▶ **Task to complete**: Skip the pictures. Set down, word for word, the lines from the start of the material up to and including the line with "const DD = [9, 4, 2, 4];".

##### Provided information #####

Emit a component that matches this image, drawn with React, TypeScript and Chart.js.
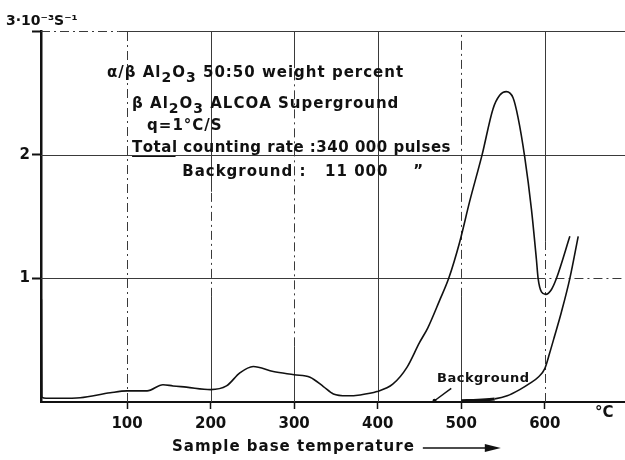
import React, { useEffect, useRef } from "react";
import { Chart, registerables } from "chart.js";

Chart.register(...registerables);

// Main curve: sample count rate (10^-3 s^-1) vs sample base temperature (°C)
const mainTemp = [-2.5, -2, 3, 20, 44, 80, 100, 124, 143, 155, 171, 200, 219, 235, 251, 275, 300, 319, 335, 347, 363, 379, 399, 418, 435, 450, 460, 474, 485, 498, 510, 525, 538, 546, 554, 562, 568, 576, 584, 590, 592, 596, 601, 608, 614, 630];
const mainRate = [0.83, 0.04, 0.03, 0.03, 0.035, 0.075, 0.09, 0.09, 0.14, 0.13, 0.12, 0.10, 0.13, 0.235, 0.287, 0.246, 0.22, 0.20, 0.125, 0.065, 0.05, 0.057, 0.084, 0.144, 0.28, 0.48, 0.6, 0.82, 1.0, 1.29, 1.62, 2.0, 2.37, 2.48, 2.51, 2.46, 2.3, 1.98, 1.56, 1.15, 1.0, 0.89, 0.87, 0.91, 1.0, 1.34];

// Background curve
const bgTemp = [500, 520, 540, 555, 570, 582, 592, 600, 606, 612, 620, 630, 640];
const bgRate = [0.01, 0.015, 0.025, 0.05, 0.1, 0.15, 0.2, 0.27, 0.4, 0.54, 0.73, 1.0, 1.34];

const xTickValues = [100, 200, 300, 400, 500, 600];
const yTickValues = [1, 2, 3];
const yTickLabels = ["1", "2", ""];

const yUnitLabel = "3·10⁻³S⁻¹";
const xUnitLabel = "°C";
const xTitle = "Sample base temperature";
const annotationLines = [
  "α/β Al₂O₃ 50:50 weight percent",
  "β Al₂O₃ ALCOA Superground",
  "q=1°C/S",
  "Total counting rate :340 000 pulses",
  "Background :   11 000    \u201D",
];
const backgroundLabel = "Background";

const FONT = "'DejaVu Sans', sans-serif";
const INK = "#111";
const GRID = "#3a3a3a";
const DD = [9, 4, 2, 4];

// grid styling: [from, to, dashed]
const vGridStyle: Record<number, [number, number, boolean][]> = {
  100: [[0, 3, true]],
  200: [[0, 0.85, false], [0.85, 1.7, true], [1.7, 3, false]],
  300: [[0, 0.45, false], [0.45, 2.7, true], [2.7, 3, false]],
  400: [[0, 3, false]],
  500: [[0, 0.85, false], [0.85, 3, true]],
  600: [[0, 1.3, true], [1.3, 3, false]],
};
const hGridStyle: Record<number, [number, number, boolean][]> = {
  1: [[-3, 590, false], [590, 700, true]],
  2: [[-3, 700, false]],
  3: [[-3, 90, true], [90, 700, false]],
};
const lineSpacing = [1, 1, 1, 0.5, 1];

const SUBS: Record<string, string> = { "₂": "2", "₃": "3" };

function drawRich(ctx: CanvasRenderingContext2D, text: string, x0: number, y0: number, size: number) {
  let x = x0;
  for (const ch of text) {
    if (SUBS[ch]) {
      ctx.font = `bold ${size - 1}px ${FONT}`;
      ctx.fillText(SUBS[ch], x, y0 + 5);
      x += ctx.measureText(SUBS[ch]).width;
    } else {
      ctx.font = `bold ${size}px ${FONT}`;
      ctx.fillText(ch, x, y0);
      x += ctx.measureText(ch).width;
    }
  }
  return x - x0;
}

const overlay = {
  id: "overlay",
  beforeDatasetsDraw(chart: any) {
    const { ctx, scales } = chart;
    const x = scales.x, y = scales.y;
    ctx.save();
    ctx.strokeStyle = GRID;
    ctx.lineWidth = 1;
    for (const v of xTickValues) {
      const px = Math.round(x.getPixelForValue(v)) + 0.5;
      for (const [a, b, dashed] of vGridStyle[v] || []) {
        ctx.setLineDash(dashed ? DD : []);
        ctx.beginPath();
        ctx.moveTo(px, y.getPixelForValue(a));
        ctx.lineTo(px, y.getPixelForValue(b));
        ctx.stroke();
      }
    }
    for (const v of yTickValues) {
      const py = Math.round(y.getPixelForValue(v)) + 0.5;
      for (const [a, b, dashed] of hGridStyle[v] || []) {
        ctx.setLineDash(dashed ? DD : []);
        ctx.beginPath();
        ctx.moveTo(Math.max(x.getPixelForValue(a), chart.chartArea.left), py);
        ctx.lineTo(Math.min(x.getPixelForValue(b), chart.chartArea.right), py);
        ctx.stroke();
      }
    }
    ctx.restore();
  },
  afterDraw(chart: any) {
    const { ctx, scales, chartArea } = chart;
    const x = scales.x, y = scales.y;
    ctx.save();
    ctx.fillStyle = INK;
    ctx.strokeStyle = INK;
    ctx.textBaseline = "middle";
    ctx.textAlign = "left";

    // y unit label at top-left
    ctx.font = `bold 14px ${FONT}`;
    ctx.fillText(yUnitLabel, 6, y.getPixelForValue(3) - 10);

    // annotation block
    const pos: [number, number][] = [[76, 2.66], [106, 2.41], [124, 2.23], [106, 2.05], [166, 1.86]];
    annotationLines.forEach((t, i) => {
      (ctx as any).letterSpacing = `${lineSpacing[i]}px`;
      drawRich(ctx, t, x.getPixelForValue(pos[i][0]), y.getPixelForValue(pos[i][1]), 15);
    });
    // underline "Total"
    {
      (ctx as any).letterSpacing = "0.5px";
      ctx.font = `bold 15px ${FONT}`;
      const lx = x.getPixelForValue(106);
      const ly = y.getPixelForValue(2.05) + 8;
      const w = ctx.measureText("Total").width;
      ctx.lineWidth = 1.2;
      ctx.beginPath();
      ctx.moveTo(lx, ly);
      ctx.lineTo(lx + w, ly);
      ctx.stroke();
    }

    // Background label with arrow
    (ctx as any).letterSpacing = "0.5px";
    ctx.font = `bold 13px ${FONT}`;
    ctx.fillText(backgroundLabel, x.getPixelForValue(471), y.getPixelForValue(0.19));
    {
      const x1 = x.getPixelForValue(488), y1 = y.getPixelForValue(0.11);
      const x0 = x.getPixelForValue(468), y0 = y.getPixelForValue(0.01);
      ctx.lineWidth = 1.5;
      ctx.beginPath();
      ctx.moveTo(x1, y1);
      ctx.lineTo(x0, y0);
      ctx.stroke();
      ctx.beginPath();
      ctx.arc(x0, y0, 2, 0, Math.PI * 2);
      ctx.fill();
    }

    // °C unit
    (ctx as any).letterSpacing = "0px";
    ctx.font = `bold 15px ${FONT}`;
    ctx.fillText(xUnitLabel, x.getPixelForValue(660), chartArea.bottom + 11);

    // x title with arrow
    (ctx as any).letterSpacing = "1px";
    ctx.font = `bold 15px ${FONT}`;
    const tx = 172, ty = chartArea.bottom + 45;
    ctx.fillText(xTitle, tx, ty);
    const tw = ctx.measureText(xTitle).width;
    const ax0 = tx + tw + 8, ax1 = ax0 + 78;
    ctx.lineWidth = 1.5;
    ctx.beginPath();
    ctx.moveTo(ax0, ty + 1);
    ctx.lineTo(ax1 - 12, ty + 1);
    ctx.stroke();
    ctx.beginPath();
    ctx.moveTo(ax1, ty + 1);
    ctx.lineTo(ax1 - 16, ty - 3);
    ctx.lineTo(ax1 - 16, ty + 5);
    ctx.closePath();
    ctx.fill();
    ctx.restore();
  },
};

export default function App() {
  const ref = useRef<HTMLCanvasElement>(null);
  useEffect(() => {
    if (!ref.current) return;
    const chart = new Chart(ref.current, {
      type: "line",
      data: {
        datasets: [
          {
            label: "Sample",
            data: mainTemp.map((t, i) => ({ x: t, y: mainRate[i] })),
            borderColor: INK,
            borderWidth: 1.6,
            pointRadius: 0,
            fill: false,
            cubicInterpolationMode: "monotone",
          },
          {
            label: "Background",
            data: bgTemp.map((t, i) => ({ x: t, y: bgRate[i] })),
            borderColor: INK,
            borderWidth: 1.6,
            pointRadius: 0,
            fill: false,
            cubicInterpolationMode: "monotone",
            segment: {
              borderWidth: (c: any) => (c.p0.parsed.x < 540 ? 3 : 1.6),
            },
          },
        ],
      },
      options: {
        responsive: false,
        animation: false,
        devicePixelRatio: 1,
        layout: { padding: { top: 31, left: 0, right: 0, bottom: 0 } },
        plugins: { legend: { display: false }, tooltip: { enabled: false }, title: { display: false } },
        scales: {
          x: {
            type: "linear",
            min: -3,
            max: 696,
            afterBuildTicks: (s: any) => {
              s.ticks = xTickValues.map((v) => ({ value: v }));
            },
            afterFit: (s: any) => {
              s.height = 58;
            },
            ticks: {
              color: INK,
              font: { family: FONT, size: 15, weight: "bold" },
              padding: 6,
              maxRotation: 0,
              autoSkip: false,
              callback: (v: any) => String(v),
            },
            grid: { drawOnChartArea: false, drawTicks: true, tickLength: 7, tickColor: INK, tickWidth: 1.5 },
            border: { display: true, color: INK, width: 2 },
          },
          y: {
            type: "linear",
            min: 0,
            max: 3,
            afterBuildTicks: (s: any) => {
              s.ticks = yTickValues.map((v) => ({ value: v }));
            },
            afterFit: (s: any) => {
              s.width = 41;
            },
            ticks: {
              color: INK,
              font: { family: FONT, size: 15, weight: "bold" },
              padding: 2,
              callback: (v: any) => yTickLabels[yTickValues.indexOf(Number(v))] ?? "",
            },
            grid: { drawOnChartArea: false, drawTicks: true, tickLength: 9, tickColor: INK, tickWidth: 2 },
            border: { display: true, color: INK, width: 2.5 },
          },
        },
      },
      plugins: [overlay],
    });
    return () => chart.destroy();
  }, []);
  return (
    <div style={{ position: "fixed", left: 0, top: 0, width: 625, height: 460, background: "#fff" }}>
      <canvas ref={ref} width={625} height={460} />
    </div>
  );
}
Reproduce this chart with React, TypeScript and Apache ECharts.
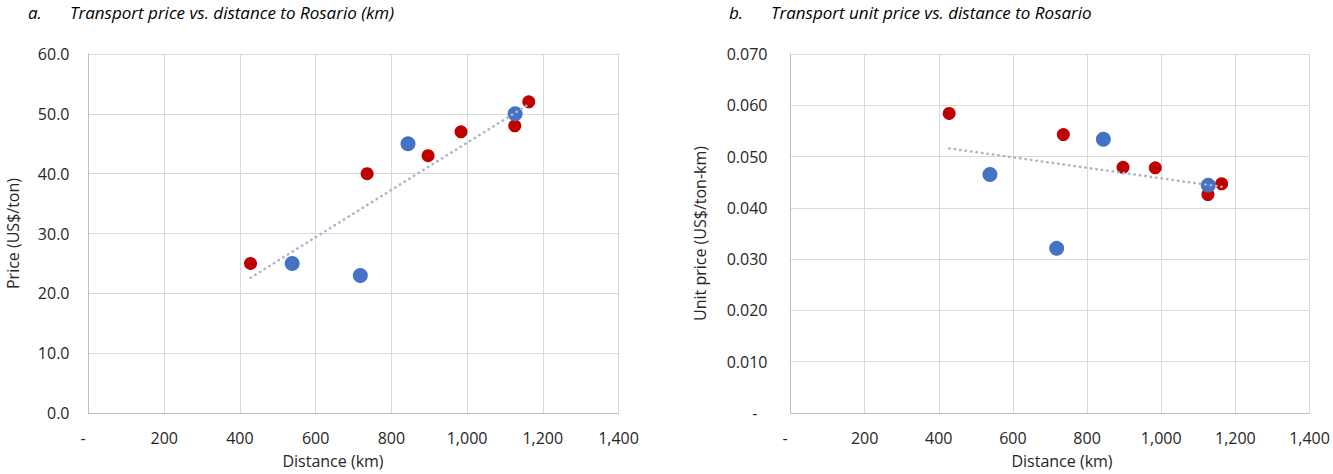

#####

▶ **Written response**:
Emit a component that matches this image, drawn with React, TypeScript and Chart.js.
import React, { useEffect, useRef } from "react";
import { Chart, registerables } from "chart.js";

Chart.register(...registerables);

// Main curve: sample count rate (10^-3 s^-1) vs sample base temperature (°C)
const mainTemp = [-2.5, -2, 3, 20, 44, 80, 100, 124, 143, 155, 171, 200, 219, 235, 251, 275, 300, 319, 335, 347, 363, 379, 399, 418, 435, 450, 460, 474, 485, 498, 510, 525, 538, 546, 554, 562, 568, 576, 584, 590, 592, 596, 601, 608, 614, 630];
const mainRate = [0.83, 0.04, 0.03, 0.03, 0.035, 0.075, 0.09, 0.09, 0.14, 0.13, 0.12, 0.10, 0.13, 0.235, 0.287, 0.246, 0.22, 0.20, 0.125, 0.065, 0.05, 0.057, 0.084, 0.144, 0.28, 0.48, 0.6, 0.82, 1.0, 1.29, 1.62, 2.0, 2.37, 2.48, 2.51, 2.46, 2.3, 1.98, 1.56, 1.15, 1.0, 0.89, 0.87, 0.91, 1.0, 1.34];

// Background curve
const bgTemp = [500, 520, 540, 555, 570, 582, 592, 600, 606, 612, 620, 630, 640];
const bgRate = [0.01, 0.015, 0.025, 0.05, 0.1, 0.15, 0.2, 0.27, 0.4, 0.54, 0.73, 1.0, 1.34];

const xTickValues = [100, 200, 300, 400, 500, 600];
const yTickValues = [1, 2, 3];
const yTickLabels = ["1", "2", ""];

const yUnitLabel = "3·10⁻³S⁻¹";
const xUnitLabel = "°C";
const xTitle = "Sample base temperature";
const annotationLines = [
  "α/β Al₂O₃ 50:50 weight percent",
  "β Al₂O₃ ALCOA Superground",
  "q=1°C/S",
  "Total counting rate :340 000 pulses",
  "Background :   11 000    \u201D",
];
const backgroundLabel = "Background";

const FONT = "'DejaVu Sans', sans-serif";
const INK = "#111";
const GRID = "#3a3a3a";
const DD = [9, 4, 2, 4];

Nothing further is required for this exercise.